The kitchen is the heart of the home—or, at least, that's how the cliché has it. For many of us, though, stuck as we are with tiny spaces in which to cook and eat, the kitchen is nothing more than a source of frustration—cluttered and short on both work and eating space. No matter how small the kitchen, though, there are ways to banish the clutter, and to create for yourself a pleasant and harmonious space in which to spend time. It just takes a little thought, and a little inspiration from the professionals. Are you making full use of wall space, or is everything strewn across counter-tops? Have you maximised the storage capacity of your cupboards? If you stand back for a moment, you might discover acres of unused space in your kitchen, that can be put to work as storage space, freeing up counters and breakfast bars for the pleasurable activities of cooking, eating and socialising. Once you've de-cluttered, you can use a few tricks—like mirrors and good use of colour—to create the illusion that your kitchen is bigger than it is. We've collected a few clever space-saving ideas below, and we hope that they'll inspire you to transform your kitchen, no matter how miniscule, into a room that you can be proud to call the heart of your home.
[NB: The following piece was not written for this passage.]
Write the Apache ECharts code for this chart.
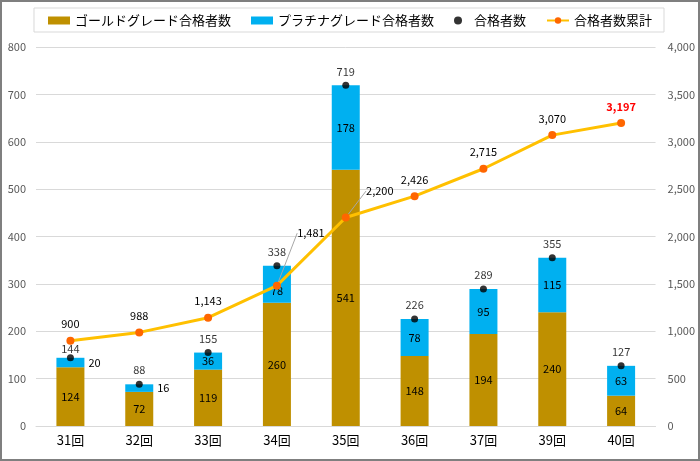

When you're low on space, the vertical space on walls is your very best friend. Mount a rail or rails on the wall, and hang larger utensils, pot lids, chopping boards, and other shallow items on hooks from it. Instead of having endless canisters holding spatulas, whisks, etc. cluttering up your limited work space, all these items will be to hand but stored in a space that would otherwise be wasted. Painting the wall or wall space (if it's a strip over a worktop) behind your rail in a contrasting colour will show that you mean business, and haven't just whacked stuff up on your walls randomly.
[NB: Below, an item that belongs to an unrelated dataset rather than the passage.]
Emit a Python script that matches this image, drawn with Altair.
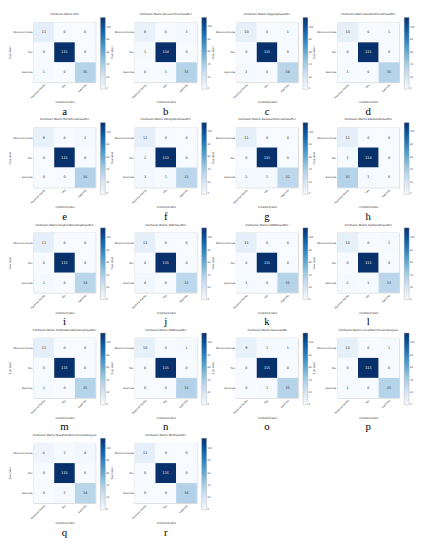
import altair as alt
import pandas as pd

classes = ["Montmorillonite", "Talc", "Kaolinite"]
letters = list("abcdefghijklmnopqr")
models = [
    "SVC", "DecisionTreeClassifier", "BaggingClassifier", "RandomForestClassifier",
    "ExtraTreesClassifier", "KNeighborsClassifier", "GaussianProcessClassifier", "AdaBoostClassifier",
    "GradientBoostingClassifier", "XGBClassifier", "LGBMClassifier", "CatBoostClassifier",
    "HistGradientBoostingClassifier", "SGDClassifier", "GaussianNB", "LinearDiscriminantAnalysis",
    "QuadraticDiscriminantAnalysis", "MLPClassifier",
]

cm_a = [[11, 0, 0], [0, 115, 0], [1, 0, 35]]
cm_b = [[8, 0, 3], [1, 114, 0], [0, 1, 35]]
cm_c = [[10, 0, 1], [0, 115, 0], [2, 0, 34]]
cm_d = [[10, 0, 1], [0, 115, 0], [1, 0, 35]]
cm_e = [[9, 0, 2], [0, 115, 0], [0, 0, 36]]
cm_f = [[11, 0, 0], [2, 113, 0], [3, 1, 32]]
cm_g = [[11, 0, 0], [0, 115, 0], [2, 2, 32]]
cm_h = [[11, 0, 0], [1, 114, 0], [35, 1, 0]]
cm_i = [[11, 0, 0], [0, 115, 0], [2, 0, 34]]
cm_j = [[11, 0, 0], [0, 115, 0], [4, 0, 32]]
cm_k = [[11, 0, 0], [0, 115, 0], [1, 0, 35]]
cm_l = [[10, 0, 1], [0, 115, 0], [2, 1, 33]]
cm_m = [[11, 0, 0], [0, 115, 0], [1, 0, 35]]
cm_n = [[10, 0, 1], [0, 115, 0], [0, 0, 36]]
cm_o = [[9, 1, 1], [0, 115, 0], [0, 1, 35]]
cm_p = [[10, 0, 1], [0, 115, 0], [1, 0, 35]]
cm_q = [[6, 1, 4], [0, 115, 0], [0, 2, 34]]
cm_r = [[11, 0, 0], [0, 115, 0], [0, 0, 36]]

matrices = [cm_a, cm_b, cm_c, cm_d, cm_e, cm_f, cm_g, cm_h, cm_i,
            cm_j, cm_k, cm_l, cm_m, cm_n, cm_o, cm_p, cm_q, cm_r]

blues = ["#f7fbff", "#deebf7", "#c6dbef", "#9ecae1", "#6baed6",
         "#4292c6", "#2171b5", "#08519c", "#08306b"]

W = 63
H = 61


def panel(i):
    m = matrices[i]
    vmax = max(max(r) for r in m)
    rows = []
    for ti, t in enumerate(classes):
        for pi, p in enumerate(classes):
            rows.append({"true": t, "pred": p, "v": m[ti][pi]})
    df = pd.DataFrame(rows)
    base = alt.Chart(df)
    stops = [vmax * k / 8 for k in range(9)]
    xenc = alt.X("pred:N", sort=classes, title="Predicted label",
                 axis=alt.Axis(labelAngle=315, labelAlign="right", labelBaseline="top",
                               labelFontSize=2.5, labelPadding=1, ticks=False, domain=False,
                               titleFontSize=2.6, titleFontWeight="normal", titlePadding=2,
                               labelColor="#222", titleColor="#222"))
    yenc = alt.Y("true:N", sort=classes, title="True label",
                 axis=alt.Axis(labelFontSize=2.5, labelPadding=1.5, ticks=False, domain=False,
                               titleFontSize=2.6, titleFontWeight="normal", titlePadding=1,
                               labelColor="#222", titleColor="#222"))
    rect = base.mark_rect().encode(
        x=xenc,
        y=yenc,
        color=alt.Color("v:Q",
                        scale=alt.Scale(domain=stops, range=blues),
                        legend=alt.Legend(orient="none", legendX=W + 5, legendY=-5,
                                          direction="vertical", gradientLength=H + 12,
                                          gradientThickness=5, title=None,
                                          values=[0, 20, 40, 60, 80, 100],
                                          labelFontSize=2.3, labelOffset=1,
                                          labelColor="#333",
                                          gradientStrokeColor="#aaaaaa",
                                          gradientStrokeWidth=0.4)),
    )
    txt = base.mark_text(fontSize=3.4).encode(
        x=alt.X("pred:N", sort=classes),
        y=alt.Y("true:N", sort=classes),
        text="v:Q",
        color=alt.condition(alt.datum.v > vmax / 2, alt.value("white"), alt.value("#222")),
    )
    letter = alt.Chart(pd.DataFrame({"t": [letters[i]]})).mark_text(
        font="Liberation Serif", fontSize=11, baseline="alphabetic", fill="#000000"
    ).encode(text="t:N", x=alt.value(W / 2), y=alt.value(H + 33))
    return alt.layer(rect, txt, letter).properties(
        width=W, height=H,
        title=alt.TitleParams("Confusion Matrix " + models[i], fontSize=2.7,
                              fontWeight="normal", offset=1.5, color="#222",
                              frame="group"),
    )


panels = [panel(i) for i in range(len(models))]

chart = alt.concat(*panels, columns=4, spacing={"row": 46, "column": 40}, bounds="flush").resolve_scale(
    color="independent"
).properties(padding=0).configure(font="DejaVu Sans").configure_view(
    stroke="#cccccc", strokeWidth=0.8
)

chart.save("out.html", embed_options={"renderer": "svg", "actions": False})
In this clever kitchen design from Studio Andree Weissert all of the kitchen essentials are hidden over-sized drawers. Refuse and recycling bins slot in on the left, while crockery and utensils go on the right. Extra counter space is created on the right-most drawer by building two shelves in at the perpendicular to the main counter-top. Easy access to pots, pans and everyday crockery is provided in the half-height drawer under the hob, while lesser-used items can go on the shelf underneath. Mounting the utensil drawer on the side means it can be full-width without interfering with either the hob or the sink.
You might think that your kitchen isn't big enough to hold any dining space, but you might be surprised. What designers call a 'breakfast bar' is, when it comes right down to it, a shelf with seats placed against it. Look around your kitchen—is there a gap under a window, or on a side wall, where you could install a shelf? All it takes, then, is a couple of stools, pushed under when not in use, and you have a dedicated dining space in your kitchen. If your kitchen is really tiny, you could consider a hinged shelf, that you stow flat against the wall when not in use.
In a room where a goodly proportion of the items stored there are made of stainless steel or aluminium, magnets are a godsend. A simple magnetic strip on the wall will hold all of your knives; a larger magnet—perhaps integrated into a noticeboard (as seen in this ideabook) or as a splashback on one wall—will hold larger items like pot lids. Again, the idea is to make full use of vertical space to give you more room to move and live.
In a confined space, cupboard handles, believe it or not, can take up quite a significant portion. If each handle on your cupboards protrudes 3 or 4 centimetres into your kitchen, that's 3 to 4 centimetres on each side of a small space that you can't move around in. So ditch them! Spring mounted door openers will not only save you physical space, they'll also create smooth, clean lines that will trick the eye into thinking there's more room available than there really is.
Open your cupboards, and look at the inside of your doors. What do you see? Unused space! (Probably.) Mounting shallow shelves on cupboard doors, as in this bespoke oak larder by Maple & Gray Ltd., will give you precious extra centimetres that you can use for storage of small items like spices, packets, salt, etc. An alternative idea is to mount hooks inside cupboard doors to hang chopping boards, lids, or bags.
Not so much a space-saver, this one, as a space-creator. Mirrors are the masters of illusion when it comes to creating a sense of space. Particularly if you obscure their edges—as has been done here by mounting the mirror between a shelf and a countertop, thus hiding its upper and lower edges—a mirror will create a kind of 'window on the world', making it seem like you're gazing into an extension of the space, when all you're really seeing is that space reflected back at you. Mounting a mirror so that it catches the light from nearby windows will only add to the effect.
Galley kitchens can sometimes seem claustrophobic—those serried ranks of cupboards above and below creating the impression of a tight, cramped workspace. Breaking up the uniformity of your wall-hanging cupboards by painting them different colours, or hanging them at different heights, will create visual interest, distracting your from your kitchen's limited size.